The journey from Venice to our next destination- Mostar was to be the longest journey I’ve undertaken on this trip. We began the train journey in the early evening on the 4th and arrived late evening on the 5th. I think we changed into another train twice. We looked for an empty cabin (most trains here are in cabins, fitting 6 seaters) and started putting our home decoration up. By that I meant food, drinks and most importantly orange peels on the heater by the window. Orange has become part of our diet since the three of us started travelling together. The warm air that rises through the heater into the orange peel and out gave the cabin a slight orange scent which delighted Gadis Rempah tremendously. We also drank water from the toilet tap although it says there ‘Not for drinking’, it was that or our own pee. The bottled water sold in the train’s cafe were exorbitant. Anyway, it can’t be worse than the ice tap water we drink at the road side stalls in Malaysia. Nothing happened to our bodies except tired from not able to sleep on the seats well and craving for warm filling food. Otherwise, we had fun watching Dr Who on my laptop when it had enough batteries, playing Cho Tai Ti or Shithead cardgames, chatting up people who dared trespassed into our little apartment.

It was when we were exiting Slovenia that our passports got checked. We were leavig Shengen Zone Europe and I was informed that I had a few days left in Europe, which took me by surprised. Until then, I innocently thought I had 90 days in each European country but it was actually a total of 90 days in Shengen Zone Europe. Luckily, the Balkans were not part of this zone. But that would mean I could not travel the rest of the journey in Europe with my people. I was quite upset and we started counting the days I have left in Europe. It was roughly 10 days that I have left. I started thinking of alternatives.

In Zagreb, Crotia just before we changed into another train, we had a few hours in the wee morning to spare. Me and Jamban left Gadis Rempah to care for the bags while we went to explore Zagred in the dark morning where drunk people were heading and we were looking for breakfast. After asking a few late night party people whom were heading back, we discovered the only bread shop that open 24 hours. We were so happy to find them bringing out fresh hot bread with meaty fillings called Burek (found in al Balkans country), and that it was much cheaper than food in Italy. We binged. Then we went back to the train station. The light was just about to come up. I took over the bagsitting while Jamban who was still keen to walk about took Gadis Rempah for another round of hot bread and coffee. I remembered wishing for them to come back soon when I felt like taking a dump a few hours later. I managed to hold on until they return with more hot bread, oranges and honey. They apparently stumbled upon a morning market with lots of interesting food. We then boarded another train to Mostar, Bosnia.
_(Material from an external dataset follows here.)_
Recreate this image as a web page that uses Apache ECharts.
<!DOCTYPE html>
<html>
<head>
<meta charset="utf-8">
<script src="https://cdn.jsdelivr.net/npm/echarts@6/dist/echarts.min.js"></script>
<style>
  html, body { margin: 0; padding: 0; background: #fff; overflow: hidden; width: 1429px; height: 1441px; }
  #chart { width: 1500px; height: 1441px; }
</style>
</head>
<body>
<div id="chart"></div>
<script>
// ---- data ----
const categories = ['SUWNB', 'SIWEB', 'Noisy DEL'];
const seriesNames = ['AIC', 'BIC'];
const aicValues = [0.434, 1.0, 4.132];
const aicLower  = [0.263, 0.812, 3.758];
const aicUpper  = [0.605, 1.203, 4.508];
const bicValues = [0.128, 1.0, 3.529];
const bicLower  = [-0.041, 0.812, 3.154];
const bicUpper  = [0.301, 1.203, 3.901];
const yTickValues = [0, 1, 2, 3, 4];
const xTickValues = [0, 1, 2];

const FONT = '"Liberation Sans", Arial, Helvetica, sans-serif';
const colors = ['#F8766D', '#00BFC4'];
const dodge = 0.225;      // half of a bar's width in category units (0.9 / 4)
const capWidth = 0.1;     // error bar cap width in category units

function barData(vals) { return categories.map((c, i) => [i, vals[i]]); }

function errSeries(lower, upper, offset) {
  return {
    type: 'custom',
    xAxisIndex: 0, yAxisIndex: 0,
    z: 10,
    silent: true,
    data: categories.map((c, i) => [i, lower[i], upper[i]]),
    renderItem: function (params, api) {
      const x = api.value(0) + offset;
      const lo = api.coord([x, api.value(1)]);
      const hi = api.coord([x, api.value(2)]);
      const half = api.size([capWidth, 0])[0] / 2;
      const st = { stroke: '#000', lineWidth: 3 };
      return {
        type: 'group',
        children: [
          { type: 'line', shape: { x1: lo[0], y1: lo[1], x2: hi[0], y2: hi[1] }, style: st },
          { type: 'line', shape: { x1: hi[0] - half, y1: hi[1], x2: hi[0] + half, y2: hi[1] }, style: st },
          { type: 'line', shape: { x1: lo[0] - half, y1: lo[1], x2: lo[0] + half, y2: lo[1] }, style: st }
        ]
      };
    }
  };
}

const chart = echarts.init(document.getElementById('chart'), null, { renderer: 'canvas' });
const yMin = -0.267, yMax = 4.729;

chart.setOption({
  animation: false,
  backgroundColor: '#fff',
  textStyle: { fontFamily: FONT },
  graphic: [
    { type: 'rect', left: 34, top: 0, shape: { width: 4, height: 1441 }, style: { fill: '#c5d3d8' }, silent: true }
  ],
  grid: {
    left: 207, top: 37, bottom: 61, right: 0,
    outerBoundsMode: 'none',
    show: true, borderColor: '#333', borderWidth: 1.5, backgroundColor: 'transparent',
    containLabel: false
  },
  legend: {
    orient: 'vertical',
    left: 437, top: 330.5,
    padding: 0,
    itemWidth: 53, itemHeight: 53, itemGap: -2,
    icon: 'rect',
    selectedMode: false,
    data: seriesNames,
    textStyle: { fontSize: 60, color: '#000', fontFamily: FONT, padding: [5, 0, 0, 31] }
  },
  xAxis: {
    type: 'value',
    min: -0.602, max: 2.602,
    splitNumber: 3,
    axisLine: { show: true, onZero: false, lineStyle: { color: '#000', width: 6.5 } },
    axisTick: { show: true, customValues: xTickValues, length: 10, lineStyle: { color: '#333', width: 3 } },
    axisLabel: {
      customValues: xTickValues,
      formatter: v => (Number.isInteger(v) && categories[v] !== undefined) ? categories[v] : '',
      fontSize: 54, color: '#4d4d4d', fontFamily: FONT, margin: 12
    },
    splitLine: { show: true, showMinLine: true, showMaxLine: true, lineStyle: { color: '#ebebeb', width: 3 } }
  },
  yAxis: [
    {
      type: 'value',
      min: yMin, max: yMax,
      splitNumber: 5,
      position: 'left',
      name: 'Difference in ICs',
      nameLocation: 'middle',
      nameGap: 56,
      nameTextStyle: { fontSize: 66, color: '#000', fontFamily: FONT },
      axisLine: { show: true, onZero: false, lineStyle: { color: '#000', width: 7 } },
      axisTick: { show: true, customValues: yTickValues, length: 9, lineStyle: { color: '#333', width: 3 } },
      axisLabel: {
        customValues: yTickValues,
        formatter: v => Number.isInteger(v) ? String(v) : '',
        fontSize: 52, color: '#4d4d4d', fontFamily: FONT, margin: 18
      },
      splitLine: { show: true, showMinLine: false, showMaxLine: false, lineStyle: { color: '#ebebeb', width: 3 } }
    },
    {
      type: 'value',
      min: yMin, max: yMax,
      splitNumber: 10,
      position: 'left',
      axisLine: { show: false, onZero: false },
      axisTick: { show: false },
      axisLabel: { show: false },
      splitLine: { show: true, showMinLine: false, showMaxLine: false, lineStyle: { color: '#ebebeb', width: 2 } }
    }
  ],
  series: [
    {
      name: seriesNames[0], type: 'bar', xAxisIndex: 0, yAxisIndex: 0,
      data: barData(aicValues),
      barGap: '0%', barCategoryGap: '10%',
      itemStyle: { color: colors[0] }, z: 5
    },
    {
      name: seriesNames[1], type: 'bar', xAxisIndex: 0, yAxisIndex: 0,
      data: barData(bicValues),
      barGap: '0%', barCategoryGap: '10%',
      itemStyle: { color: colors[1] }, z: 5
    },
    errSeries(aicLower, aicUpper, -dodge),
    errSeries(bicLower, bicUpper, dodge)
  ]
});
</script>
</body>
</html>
That train, was the slowest train we had boarded in all of my trip. It felt like I was on the train to Kelantan, the train stop at nowhere for no reason, move when it feels like it, stop for ages at small stops. at one point, Jamban wanted to go down and grab a hot cup of tea or coffee, but when we decided that yes they probably won’t be moving for a while, Jamban went down, into the cafe to see the train attendant shooing him back into the train because we were leaving. In reflection I think there wasn’t really a train schedule but rather what the train drivers and attendant felt like doing. Although it was quite amusing, our bum were getting tired of sitting and our body from the lack of sleep. We couldn’t wait to reach Mostar. Something me and Jamban had a think about was if this is what we feel after one night and one day in a train, how would we handle the transiberian week long journey on a train? And in the cold freezing winter of Russia? Anyway, look, we’re finally arriving, more than one hour late.